Results showed that participants were more likely to report having physical problems the morning after engaging in unhealthy eating. These issues included headaches, stomachaches and diarrhea. Emotional strains such as feelings of guilt or shame in their diet choices were also displayed. In turn, that led to a decrease in “helping behavior,” which is doing a task at work that isn’t within their job description — essentially, going the extra mile. They also exhibited “withdrawal behavior,” which is dodging work-related situations although they’re in the workplace.
People considered emotionally stable, meaning less emotionally volatile and better able to cope with stress, didn’t have as many adverse effects from unhealthy eating. Researchers also discovered their workplace habits were less likely to change when they reported physical problems or emotional strains.
“The big takeaway here is that we now know unhealthy eating can have almost immediate effects on workplace performance,” Cho said. “However, we can also say that there is no single ‘healthy’ diet, and healthy eating isn’t just about nutritional content.
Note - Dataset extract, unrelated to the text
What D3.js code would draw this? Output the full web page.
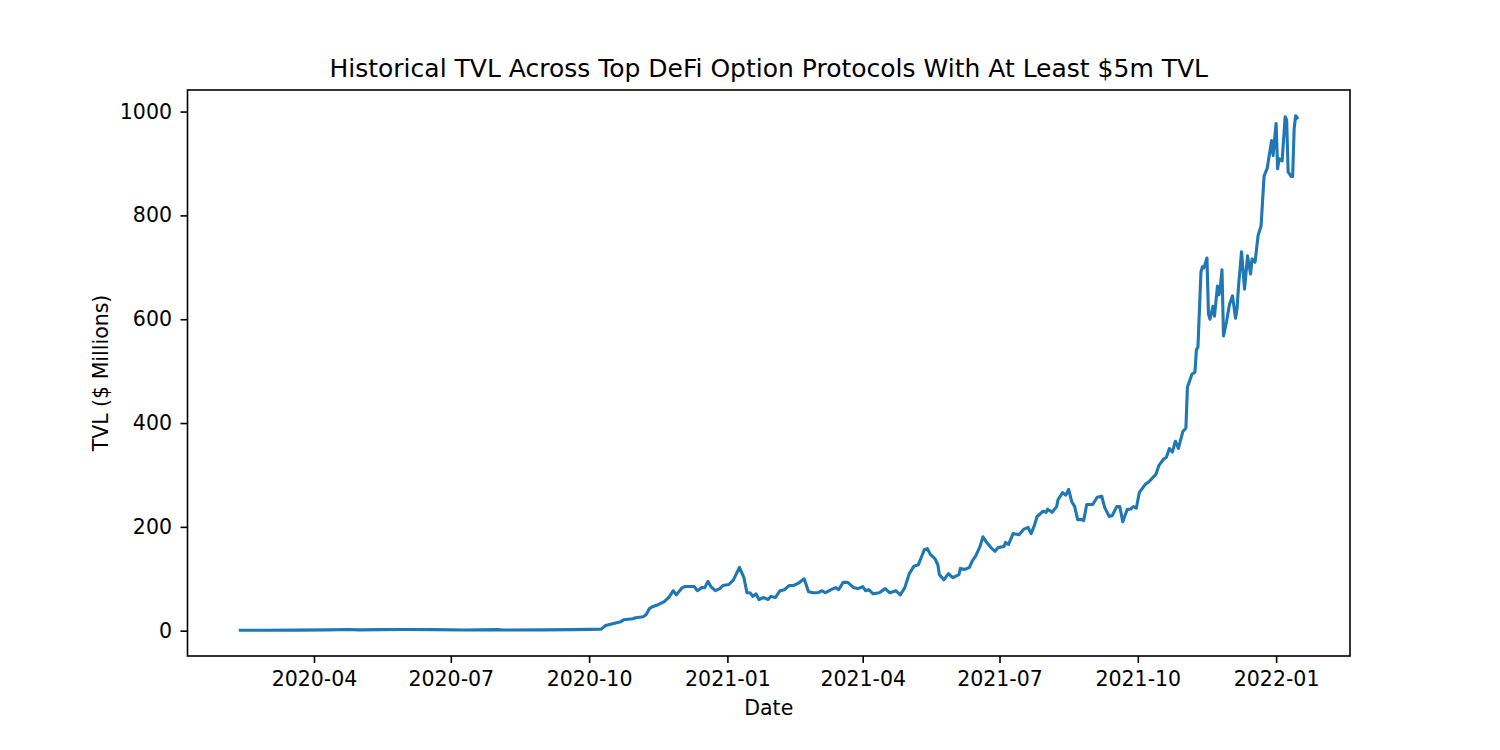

It may be influenced by an individual’s dietary needs, or even by when and how they’re eating, instead of what they’re eating.
“Companies can help to address healthy eating by paying more attention to the dietary needs and preferences of their employees and helping to address those needs, such as through on-site dining options,” she added. “This can affect both the physical and mental health of their employees – and, by extension, their on-the-job performance.”